- **To do**
Take the lines from the top down to and including the one with "import matplotlib.pyplot as plt" and repeat them exactly. Omit images.

>> start

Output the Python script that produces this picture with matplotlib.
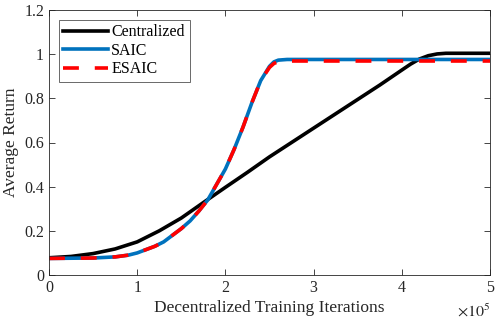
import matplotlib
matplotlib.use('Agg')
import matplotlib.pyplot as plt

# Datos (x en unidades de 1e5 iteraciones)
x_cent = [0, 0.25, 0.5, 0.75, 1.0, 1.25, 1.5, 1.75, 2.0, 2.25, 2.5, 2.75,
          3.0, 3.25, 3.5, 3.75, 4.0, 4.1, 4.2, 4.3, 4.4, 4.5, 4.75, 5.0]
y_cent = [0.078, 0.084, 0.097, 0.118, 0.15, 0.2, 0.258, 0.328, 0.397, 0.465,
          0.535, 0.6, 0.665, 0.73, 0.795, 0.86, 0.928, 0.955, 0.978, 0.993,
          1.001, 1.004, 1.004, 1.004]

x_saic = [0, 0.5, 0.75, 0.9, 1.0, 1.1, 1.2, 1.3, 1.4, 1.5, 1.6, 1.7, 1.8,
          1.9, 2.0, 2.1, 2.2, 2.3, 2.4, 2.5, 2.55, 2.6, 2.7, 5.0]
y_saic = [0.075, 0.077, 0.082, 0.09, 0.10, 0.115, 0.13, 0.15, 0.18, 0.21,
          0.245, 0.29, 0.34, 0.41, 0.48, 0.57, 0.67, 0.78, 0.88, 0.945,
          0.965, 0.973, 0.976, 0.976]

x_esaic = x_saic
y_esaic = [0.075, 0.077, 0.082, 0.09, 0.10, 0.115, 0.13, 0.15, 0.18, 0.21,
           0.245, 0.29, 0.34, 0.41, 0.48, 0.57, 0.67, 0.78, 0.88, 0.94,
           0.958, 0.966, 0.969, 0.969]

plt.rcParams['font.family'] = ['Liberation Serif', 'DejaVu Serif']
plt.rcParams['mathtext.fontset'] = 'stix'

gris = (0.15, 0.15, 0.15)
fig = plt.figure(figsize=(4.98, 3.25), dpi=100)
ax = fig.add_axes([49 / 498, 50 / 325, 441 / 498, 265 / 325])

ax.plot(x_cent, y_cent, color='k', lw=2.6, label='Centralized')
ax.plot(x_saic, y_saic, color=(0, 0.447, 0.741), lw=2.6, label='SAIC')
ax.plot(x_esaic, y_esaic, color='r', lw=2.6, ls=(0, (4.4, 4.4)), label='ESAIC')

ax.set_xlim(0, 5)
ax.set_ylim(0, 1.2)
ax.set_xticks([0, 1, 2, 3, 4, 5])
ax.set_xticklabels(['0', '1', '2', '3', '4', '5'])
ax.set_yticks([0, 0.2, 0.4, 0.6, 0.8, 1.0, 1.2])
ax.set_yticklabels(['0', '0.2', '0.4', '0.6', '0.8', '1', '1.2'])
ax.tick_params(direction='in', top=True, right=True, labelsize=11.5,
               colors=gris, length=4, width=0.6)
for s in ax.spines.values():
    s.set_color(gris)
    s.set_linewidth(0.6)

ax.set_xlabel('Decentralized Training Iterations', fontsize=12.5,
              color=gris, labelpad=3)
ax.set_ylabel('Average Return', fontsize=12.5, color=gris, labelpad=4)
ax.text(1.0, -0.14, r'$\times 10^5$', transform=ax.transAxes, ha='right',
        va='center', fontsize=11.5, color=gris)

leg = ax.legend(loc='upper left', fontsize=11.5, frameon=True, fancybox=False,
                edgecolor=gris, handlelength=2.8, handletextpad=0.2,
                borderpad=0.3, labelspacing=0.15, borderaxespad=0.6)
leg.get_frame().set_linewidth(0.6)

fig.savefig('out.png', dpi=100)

>> end

- **In response**
Output the Python script that produces this picture with matplotlib.
import matplotlib
matplotlib.use('Agg')
import matplotlib.pyplot as plt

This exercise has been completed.